# Dataset entries:
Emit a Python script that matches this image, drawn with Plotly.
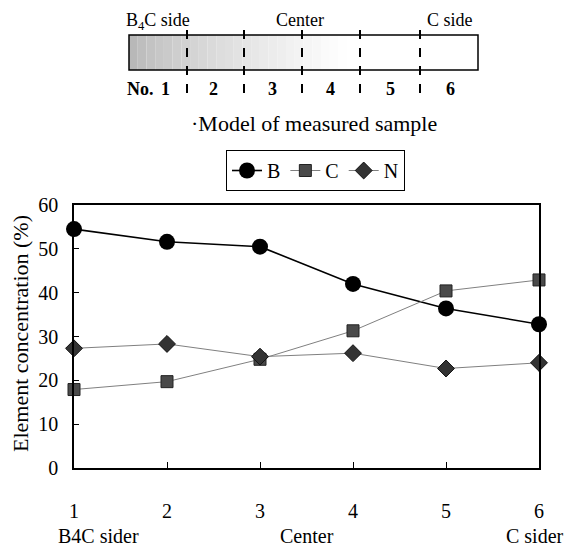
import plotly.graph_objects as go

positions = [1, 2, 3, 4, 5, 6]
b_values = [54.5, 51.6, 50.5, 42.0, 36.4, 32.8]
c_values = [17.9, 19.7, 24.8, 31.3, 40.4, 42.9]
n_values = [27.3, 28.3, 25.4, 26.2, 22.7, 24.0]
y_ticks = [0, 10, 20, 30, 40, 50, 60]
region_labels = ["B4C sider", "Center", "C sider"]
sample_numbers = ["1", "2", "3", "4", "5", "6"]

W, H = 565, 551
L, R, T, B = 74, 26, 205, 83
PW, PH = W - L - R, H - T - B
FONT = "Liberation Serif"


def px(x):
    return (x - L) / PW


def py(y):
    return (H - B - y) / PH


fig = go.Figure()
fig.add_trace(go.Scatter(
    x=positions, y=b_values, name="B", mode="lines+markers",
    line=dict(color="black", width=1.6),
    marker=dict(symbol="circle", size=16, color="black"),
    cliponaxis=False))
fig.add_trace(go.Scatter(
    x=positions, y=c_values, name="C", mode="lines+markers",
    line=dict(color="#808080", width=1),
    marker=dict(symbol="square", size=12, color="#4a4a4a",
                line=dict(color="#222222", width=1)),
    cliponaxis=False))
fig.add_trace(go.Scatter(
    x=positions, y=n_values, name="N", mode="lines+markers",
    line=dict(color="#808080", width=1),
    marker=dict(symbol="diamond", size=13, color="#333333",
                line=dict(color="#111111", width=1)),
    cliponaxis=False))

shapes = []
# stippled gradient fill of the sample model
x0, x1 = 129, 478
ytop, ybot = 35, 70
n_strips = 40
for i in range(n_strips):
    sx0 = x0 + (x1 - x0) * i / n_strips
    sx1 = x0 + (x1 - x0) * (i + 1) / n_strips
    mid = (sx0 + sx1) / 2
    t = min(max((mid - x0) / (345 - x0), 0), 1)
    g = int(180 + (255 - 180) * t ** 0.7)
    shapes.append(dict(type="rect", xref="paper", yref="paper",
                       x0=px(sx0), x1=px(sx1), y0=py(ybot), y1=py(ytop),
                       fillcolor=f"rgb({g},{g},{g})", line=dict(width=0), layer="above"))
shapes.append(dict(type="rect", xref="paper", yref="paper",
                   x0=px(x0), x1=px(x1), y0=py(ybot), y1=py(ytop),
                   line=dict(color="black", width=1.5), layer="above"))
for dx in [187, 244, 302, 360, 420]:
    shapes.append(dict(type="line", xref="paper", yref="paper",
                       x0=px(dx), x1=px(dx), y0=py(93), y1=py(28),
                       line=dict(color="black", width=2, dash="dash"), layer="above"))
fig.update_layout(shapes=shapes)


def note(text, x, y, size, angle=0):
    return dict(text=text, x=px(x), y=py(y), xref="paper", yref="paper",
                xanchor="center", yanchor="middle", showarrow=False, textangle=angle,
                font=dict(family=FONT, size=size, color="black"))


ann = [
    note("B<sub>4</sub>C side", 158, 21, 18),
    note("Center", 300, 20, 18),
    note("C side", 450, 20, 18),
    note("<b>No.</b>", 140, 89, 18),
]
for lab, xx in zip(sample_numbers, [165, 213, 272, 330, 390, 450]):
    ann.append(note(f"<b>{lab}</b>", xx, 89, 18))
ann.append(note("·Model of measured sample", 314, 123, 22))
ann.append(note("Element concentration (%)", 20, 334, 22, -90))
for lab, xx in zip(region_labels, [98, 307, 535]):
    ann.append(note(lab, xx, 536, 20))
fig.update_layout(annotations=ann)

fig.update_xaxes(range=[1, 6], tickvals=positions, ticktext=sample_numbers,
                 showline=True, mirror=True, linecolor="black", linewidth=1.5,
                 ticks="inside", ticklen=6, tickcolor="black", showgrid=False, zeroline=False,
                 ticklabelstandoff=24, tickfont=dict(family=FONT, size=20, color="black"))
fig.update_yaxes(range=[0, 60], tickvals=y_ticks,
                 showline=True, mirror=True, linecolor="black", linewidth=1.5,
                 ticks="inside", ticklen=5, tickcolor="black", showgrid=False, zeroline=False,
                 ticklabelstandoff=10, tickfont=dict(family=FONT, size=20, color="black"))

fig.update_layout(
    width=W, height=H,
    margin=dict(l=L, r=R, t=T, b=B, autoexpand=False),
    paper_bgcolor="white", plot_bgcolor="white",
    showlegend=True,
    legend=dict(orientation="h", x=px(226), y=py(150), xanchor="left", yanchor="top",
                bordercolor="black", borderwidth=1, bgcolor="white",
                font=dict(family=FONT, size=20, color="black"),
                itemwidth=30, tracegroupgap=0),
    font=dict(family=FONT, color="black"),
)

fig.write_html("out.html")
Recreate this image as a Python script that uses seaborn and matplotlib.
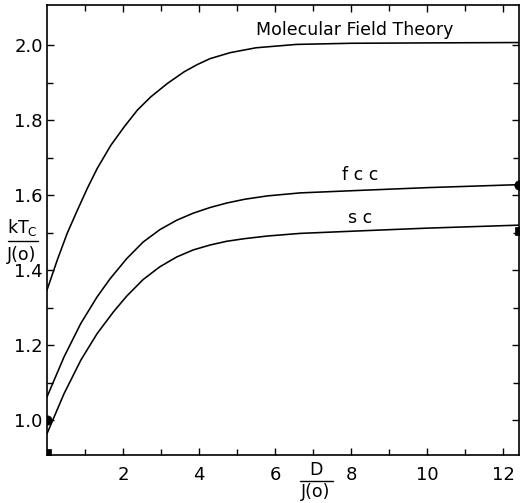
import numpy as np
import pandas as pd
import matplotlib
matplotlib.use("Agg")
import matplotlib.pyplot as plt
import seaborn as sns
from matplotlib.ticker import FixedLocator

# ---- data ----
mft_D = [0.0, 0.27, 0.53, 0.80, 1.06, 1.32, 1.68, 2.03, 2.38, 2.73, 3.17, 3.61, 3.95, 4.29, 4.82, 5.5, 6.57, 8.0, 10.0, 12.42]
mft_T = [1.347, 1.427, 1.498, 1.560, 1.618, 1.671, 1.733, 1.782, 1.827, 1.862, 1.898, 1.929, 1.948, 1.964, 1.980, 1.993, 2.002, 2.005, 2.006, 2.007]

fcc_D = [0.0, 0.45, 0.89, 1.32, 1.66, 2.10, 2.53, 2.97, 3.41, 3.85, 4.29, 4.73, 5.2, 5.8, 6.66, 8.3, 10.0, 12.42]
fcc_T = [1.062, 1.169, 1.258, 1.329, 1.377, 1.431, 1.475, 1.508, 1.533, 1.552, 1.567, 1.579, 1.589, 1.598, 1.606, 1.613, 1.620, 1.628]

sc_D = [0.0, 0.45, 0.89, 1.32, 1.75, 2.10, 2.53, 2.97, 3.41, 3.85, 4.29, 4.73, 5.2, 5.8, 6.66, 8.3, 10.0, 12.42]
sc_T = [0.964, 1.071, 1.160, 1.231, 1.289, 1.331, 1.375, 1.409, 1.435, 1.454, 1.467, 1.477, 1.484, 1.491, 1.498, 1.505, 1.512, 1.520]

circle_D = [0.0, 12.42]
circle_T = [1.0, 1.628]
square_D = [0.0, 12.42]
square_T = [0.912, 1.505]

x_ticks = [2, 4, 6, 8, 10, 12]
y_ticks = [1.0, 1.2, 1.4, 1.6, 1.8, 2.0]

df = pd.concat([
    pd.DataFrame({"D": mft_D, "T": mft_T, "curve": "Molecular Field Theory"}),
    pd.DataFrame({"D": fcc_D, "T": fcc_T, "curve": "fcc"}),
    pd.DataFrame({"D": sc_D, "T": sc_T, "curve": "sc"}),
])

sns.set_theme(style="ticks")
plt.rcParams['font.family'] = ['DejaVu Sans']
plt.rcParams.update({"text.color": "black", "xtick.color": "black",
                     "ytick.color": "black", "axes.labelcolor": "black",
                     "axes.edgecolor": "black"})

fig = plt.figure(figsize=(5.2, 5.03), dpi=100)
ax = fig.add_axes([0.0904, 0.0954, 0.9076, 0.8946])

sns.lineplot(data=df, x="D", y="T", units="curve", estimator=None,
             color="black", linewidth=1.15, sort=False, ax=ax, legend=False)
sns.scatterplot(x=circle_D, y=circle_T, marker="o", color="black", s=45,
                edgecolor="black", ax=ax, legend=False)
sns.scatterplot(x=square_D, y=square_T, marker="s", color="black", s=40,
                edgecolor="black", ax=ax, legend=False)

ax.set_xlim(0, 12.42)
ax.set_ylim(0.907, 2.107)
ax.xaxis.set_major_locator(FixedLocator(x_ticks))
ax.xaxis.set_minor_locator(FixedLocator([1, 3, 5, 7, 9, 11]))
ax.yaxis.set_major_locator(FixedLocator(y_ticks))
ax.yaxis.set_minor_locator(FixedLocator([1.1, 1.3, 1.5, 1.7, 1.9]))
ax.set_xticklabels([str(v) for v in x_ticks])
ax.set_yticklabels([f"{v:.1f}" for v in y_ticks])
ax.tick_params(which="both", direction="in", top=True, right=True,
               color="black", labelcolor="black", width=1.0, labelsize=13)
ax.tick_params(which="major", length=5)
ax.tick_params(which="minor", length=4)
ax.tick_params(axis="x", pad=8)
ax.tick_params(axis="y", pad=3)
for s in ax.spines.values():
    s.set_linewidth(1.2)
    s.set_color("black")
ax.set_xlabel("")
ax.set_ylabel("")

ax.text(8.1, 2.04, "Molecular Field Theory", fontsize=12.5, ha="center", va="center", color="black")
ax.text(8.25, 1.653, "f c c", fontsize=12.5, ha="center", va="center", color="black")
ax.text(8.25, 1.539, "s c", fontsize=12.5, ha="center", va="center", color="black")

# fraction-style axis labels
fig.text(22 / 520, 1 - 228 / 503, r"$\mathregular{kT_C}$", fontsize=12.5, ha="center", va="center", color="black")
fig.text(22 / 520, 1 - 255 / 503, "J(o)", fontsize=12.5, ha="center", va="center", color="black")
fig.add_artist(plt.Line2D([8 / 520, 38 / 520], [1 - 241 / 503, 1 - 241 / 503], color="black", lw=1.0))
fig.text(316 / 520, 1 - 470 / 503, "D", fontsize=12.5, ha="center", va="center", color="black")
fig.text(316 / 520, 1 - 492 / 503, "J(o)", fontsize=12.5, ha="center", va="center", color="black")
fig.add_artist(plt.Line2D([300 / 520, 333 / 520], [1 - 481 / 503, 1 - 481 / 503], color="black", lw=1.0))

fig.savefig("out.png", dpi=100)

# The exercise:
Pictures stay out: repeat exactly only the lines from the one with "Recreate this image" through the one with "from matplotlib.ticker import FixedLocator".

# Completed exercise:
Recreate this image as a Python script that uses seaborn and matplotlib.
import numpy as np
import pandas as pd
import matplotlib
matplotlib.use("Agg")
import matplotlib.pyplot as plt
import seaborn as sns
from matplotlib.ticker import FixedLocator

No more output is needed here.